Bandingkan dengan rakyat. Rakyat boleh mati-matian kerja, bayar pajak tepat waktu, bahkan menutup kekurangan anggaran negara dengan keringat mereka. Tapi tidak ada pengawalan istimewa. Tidak ada stroller mewah. Bahkan ketika antre bansos, yang datang bukan senyuman, melainkan desakan aparat.

Rakyat hanya berguna sebagai pemasok dana. Mereka harus patuh, harus taat, harus tetap optimis meski hidup sering kali pesimis. Sementara seekor kucing bisa menikmati fasilitas negara; rakyat justru diminta bersyukur dan jangan iri.

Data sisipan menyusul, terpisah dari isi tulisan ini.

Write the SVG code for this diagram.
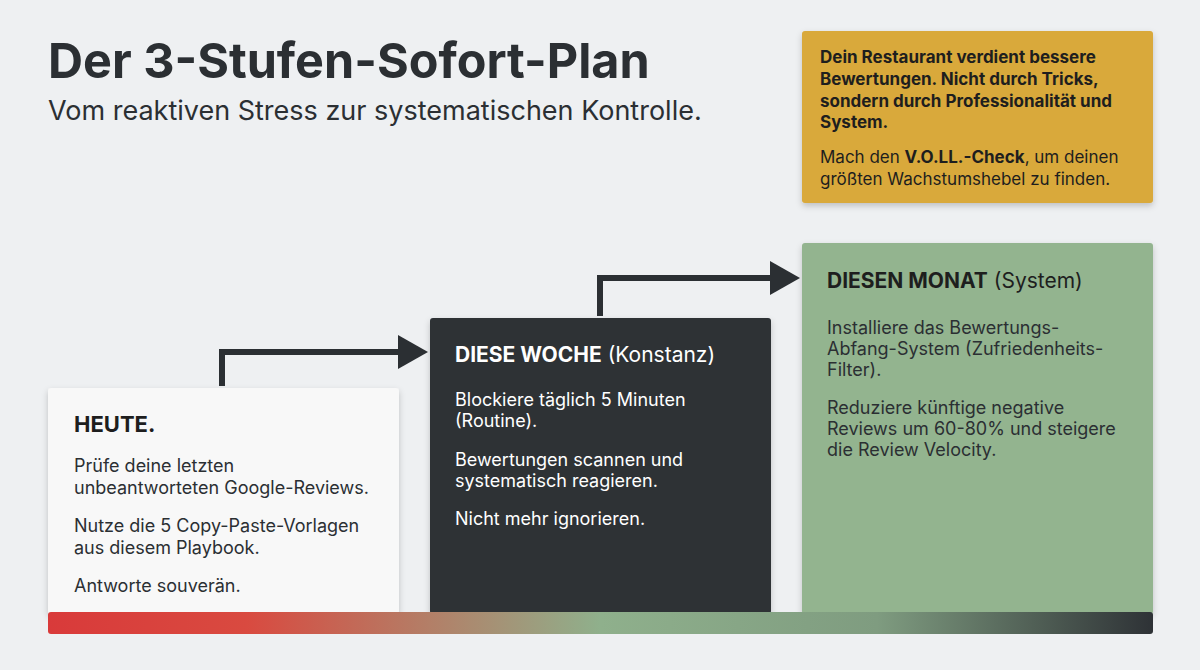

Lucunya, sebagian orang menganggap kehadiran Bobby sebagai hiburan publik. “Ah, biarlah ada yang lucu di tengah hiruk pikuk politik,” begitu alasan mereka. Padahal, yang lucu bukan kucingnya, melainkan kenyataan bahwa seekor hewan piaraan bisa lebih diprioritaskan negara ketimbang rakyat yang sedang kesulitan beli beras.

Kalau dipikir-pikir, mungkin memang benar: di Republik +62, kadang lebih mulia jadi kucing daripada jadi manusia. Kucing bisa jadi simbol diplomasi, kucing bisa mendapatkan fasilitas negara, kucing bisa jadi konten politik yang manis. Rakyat? Paling-paling jadi bahan data survei atau bahan janji kampanye.

Jadi jangan heran kalau suatu hari nanti, ketika ajal menjemput, Bobby berhak dimakamkan di Taman Makam Pahlawan. Alasannya sederhana: ia berjasa bagi negara—setidaknya dalam urusan membuat presiden tersenyum.

Dan kalian, wahai rakyat +62, tetaplah taat bayar pajak. Jangan neko-neko. Ingatlah: di negeri ini, bukan besarnya pengorbanan yang dihitung, melainkan sejauh mana kalian bisa menghibur hati penguasa.